Emergency summit held over SA Aboriginal community closures

The presiding member of South Australia Aboriginal Lands Trust, Haydyn Bromley.

Leaders from remote Aboriginal communities in South Australia have held an emergency summit to try to stop funding cuts that could force the closure of their communities - a move they've labelled cultural genocide.

(Transcript from SBS World News Radio)

Leaders from remote Aboriginal communities in South Australia have held an emergency summit to try to stop funding cuts that could force the closure of their communities - a move they've labelled cultural genocide.

Representatives from every regional and remote community in the state are uniting to call for a long term bilateral funding agreement between federal and state governments.

Karen Ashford reports.

(Click on the audio tab above to hear the full report)

Community closures have already begun in Western Australia and South Australian communities fear they'll be next.

It follows the federal government's decision to end Municipal services funding on June 30.

The presiding member of South Australia Aboriginal Lands Trust, Haydyn Bromley describes it as a crisis.

"This summit is calling together leaders from all Aboriginal communities, they're all coming down to Port Augusta. We're meeting for a day and a half to discuss the crisis that we have. It's not even an impending crisis. It is a crisis. We know that in a little over three months' time, people are going to lose jobs. Aboriginal people who are employed are going to lose jobs and communities are going to shrink."

Mr Bromley says the commonwealth's suggestion that essential services can be maintained by accessing alternative funding sources, such as Indigenous Advancement Strategy grants, is no solution.

"They've said well you can apply for IAS funding, which is indigenous funding, to cover the gap - communities went out and applied for funding, including ALT (Aboriginal Lands Trust) as the umbrella organisation - no communities in South Australia were funded.

Of the state's 30,000 Aboriginal citizens, about 10,000 live outside urban areas.

Without money for services such as water, sewerage, rubbish collection and electricity Mr Bromley fears people will be forced from their homes.

"Well you think about it - you've got a whole lot of people who are living on communities; all of a sudden they're lobbing on townships and wanting housing, they're wanting services. So we're going to end up with a new generation of displaced people, displaced Aboriginal South Australians and this will be a new generation of cultural genocide."

Leaders have staged a crisis meeting in Port Augusta to demand a bilateral funding guarantee from federal and state governments before the end of the financial year, just 12 weeks away.

Aboriginal Affairs Minister Kyam Maher agrees the impact would be devastating

"It would have impacts right across remote communities - it's not just APY Lands, it's communities like on the far west coast, Koonibba, that relies on some of this Municipal Services Funding to provide not just services but they also employ local people in communities to provide those services.
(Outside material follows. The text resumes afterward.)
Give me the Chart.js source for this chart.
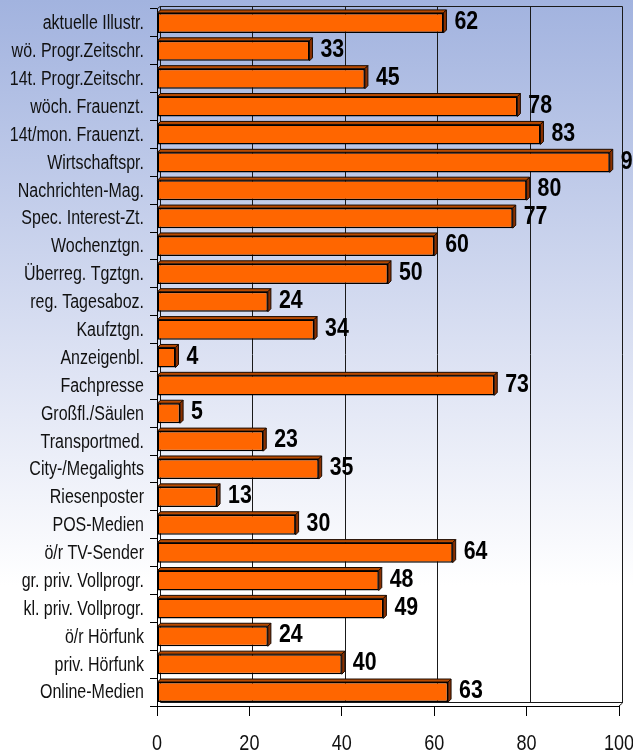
<!DOCTYPE html>
<html>
<head>
<meta charset="utf-8">
<script src="https://cdn.jsdelivr.net/npm/chart.js@4/dist/chart.umd.min.js"></script>
<style>
  html, body { margin: 0; padding: 0; background: #fff; }
  #wrap { width: 633px; height: 751px; position: relative; }
</style>
</head>
<body>
<div id="wrap"><canvas id="c" width="633" height="751"></canvas></div>
<script>
const categories = [
  "aktuelle Illustr.", "wö. Progr.Zeitschr.", "14t. Progr.Zeitschr.", "wöch. Frauenzt.",
  "14t/mon. Frauenzt.", "Wirtschaftspr.", "Nachrichten-Mag.", "Spec. Interest-Zt.",
  "Wochenztgn.", "Überreg. Tgztgn.", "reg. Tagesaboz.", "Kaufztgn.", "Anzeigenbl.",
  "Fachpresse", "Großfl./Säulen", "Transportmed.", "City-/Megalights", "Riesenposter",
  "POS-Medien", "ö/r TV-Sender", "gr. priv. Vollprogr.", "kl. priv. Vollprogr.",
  "ö/r Hörfunk", "priv. Hörfunk", "Online-Medien"
];
const values = [62, 33, 45, 78, 83, 98, 80, 77, 60, 50, 24, 34, 4, 73, 5, 23, 35, 13, 30, 64, 48, 49, 24, 40, 63];
const xTicks = [0, 20, 40, 60, 80, 100];

const FONT = "'Liberation Sans', Arial, sans-serif";
const SQUEEZE = 0.82;   // emulates a narrow face
const DEPTH = 3;

function narrowText(ctx, text, x, y, align, baseline, font, color) {
  ctx.save();
  ctx.font = font;
  ctx.fillStyle = color;
  ctx.textAlign = align;
  ctx.textBaseline = baseline;
  ctx.translate(x, y);
  ctx.scale(SQUEEZE, 1);
  ctx.fillText(text, 0, 0);
  ctx.restore();
}

const bgPlugin = {
  id: 'bg',
  beforeDraw(chart) {
    const ctx = chart.ctx;
    const g = ctx.createLinearGradient(0, 0, 0, chart.height);
    g.addColorStop(0, '#a2b3df');
    g.addColorStop(0.5, '#dfe4f4');
    g.addColorStop(0.78, '#ffffff');
    g.addColorStop(1, '#ffffff');
    ctx.save();
    ctx.fillStyle = g;
    ctx.fillRect(0, 0, chart.width, chart.height);
    ctx.restore();
  }
};

const wallPlugin = {
  id: 'wall',
  beforeDatasetsDraw(chart) {
    const ctx = chart.ctx;
    const a = chart.chartArea;
    const xs = chart.scales.x;
    const r = xs.getPixelForValue(100);
    ctx.save();
    ctx.strokeStyle = '#1a1a1a';
    ctx.lineWidth = 1;
    xTicks.forEach(v => {
      if (v === 0 || v === 100) return;
      const px = Math.round(xs.getPixelForValue(v) + DEPTH) + 0.5;
      ctx.beginPath();
      ctx.moveTo(px, a.top - DEPTH);
      ctx.lineTo(px, a.bottom - DEPTH);
      ctx.stroke();
    });
    ctx.beginPath();
    ctx.moveTo(a.left, a.top);
    ctx.lineTo(a.left + DEPTH, a.top - DEPTH + 0.5);
    ctx.lineTo(r + DEPTH + 0.5, a.top - DEPTH + 0.5);
    ctx.lineTo(r + DEPTH + 0.5, a.bottom - DEPTH);
    ctx.lineTo(r, a.bottom);
    ctx.stroke();
    ctx.beginPath();
    ctx.moveTo(a.left + DEPTH + 0.5, a.top - DEPTH);
    ctx.lineTo(a.left + DEPTH + 0.5, a.bottom - DEPTH - 0.5);
    ctx.lineTo(r + DEPTH, a.bottom - DEPTH - 0.5);
    ctx.stroke();
    ctx.restore();

    const meta = chart.getDatasetMeta(0);
    meta.data.forEach(bar => {
      const p = bar.getProps(['x', 'y', 'base', 'height'], true);
      const top = p.y - p.height / 2, bottom = p.y + p.height / 2;
      ctx.save();
      ctx.lineWidth = 1;
      ctx.strokeStyle = '#1a0a00';
      ctx.fillStyle = '#b84a00';
      ctx.beginPath();
      ctx.moveTo(p.base, top);
      ctx.lineTo(p.base + DEPTH, top - DEPTH);
      ctx.lineTo(p.x + DEPTH, top - DEPTH);
      ctx.lineTo(p.x, top);
      ctx.closePath();
      ctx.fill(); ctx.stroke();
      ctx.fillStyle = '#8a3000';
      ctx.beginPath();
      ctx.moveTo(p.x, top);
      ctx.lineTo(p.x + DEPTH, top - DEPTH);
      ctx.lineTo(p.x + DEPTH, bottom - DEPTH);
      ctx.lineTo(p.x, bottom);
      ctx.closePath();
      ctx.fill(); ctx.stroke();
      ctx.restore();
    });
  },
  afterDatasetsDraw(chart) {
    const ctx = chart.ctx;
    const meta = chart.getDatasetMeta(0);
    meta.data.forEach((bar, i) => {
      const p = bar.getProps(['x', 'y'], true);
      narrowText(ctx, String(values[i]), p.x + 11, p.y - 1, 'left', 'middle', 'bold 26px ' + FONT, '#000');
    });
  },
  afterDraw(chart) {
    const ctx = chart.ctx;
    const ys = chart.scales.y;
    const xs = chart.scales.x;
    categories.forEach((c, i) => {
      narrowText(ctx, c, ys.right - 13, ys.getPixelForValue(i) + 1, 'right', 'middle', '19.5px ' + FONT, '#111');
    });
    xTicks.forEach(v => {
      narrowText(ctx, String(v), xs.getPixelForValue(v), xs.top + 27, 'center', 'top', '22px ' + FONT, '#111');
    });
  }
};

new Chart(document.getElementById('c'), {
  type: 'bar',
  data: {
    labels: categories,
    datasets: [{
      data: values,
      backgroundColor: '#ff6600',
      borderColor: '#000000',
      borderWidth: 1.5,
      borderSkipped: false,
      barPercentage: 0.72,
      categoryPercentage: 1
    }]
  },
  options: {
    indexAxis: 'y',
    responsive: false,
    animation: false,
    devicePixelRatio: 1,
    layout: { padding: { top: 9, right: 14, left: 0, bottom: 0 } },
    plugins: { legend: { display: false }, tooltip: { enabled: false } },
    scales: {
      x: {
        min: 0, max: 100,
        afterBuildTicks(scale) { scale.ticks = xTicks.map(v => ({ value: v })); },
        afterFit(scale) { scale.height = 45; scale.paddingLeft = 0; scale.paddingRight = 0; },
        grid: { display: true, drawOnChartArea: false, drawTicks: true, tickLength: 10, color: '#000', lineWidth: 1 },
        border: { display: true, color: '#000', width: 1 },
        ticks: { display: false }
      },
      y: {
        afterFit(scale) { scale.width = 157; scale.paddingTop = 0; scale.paddingBottom = 0; },
        grid: { display: true, offset: true, drawOnChartArea: false, drawTicks: true, tickLength: 7, color: '#000', lineWidth: 1 },
        border: { display: true, color: '#000', width: 1 },
        ticks: { display: false, autoSkip: false }
      }
    }
  },
  plugins: [bgPlugin, wallPlugin]
});
</script>
</body>
</html>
However Mr Maher says it's not the state government's responsibility to replace funding that's been cut by the Commonwealth.

"It's somewhere between $6 and 7 million a year for the APY Lands for these municipal services, we're hopeful that the federal government will continue to, as they have for the last half a century, fund these services (Q: They're saying they're not going to though) Well, we're in discussions with the federal government, I don't, it would be difficult for them to walk away from half a century of funding these things.

Mr Bromley says communities see that governments seem to be able to find money for city projects, but not for them.

"The refurbishment of places like Tarndanyangga Victoria Square cost $30 million or thereabouts. We're wanting not much more than that to fund our Aboriginal communities across the state."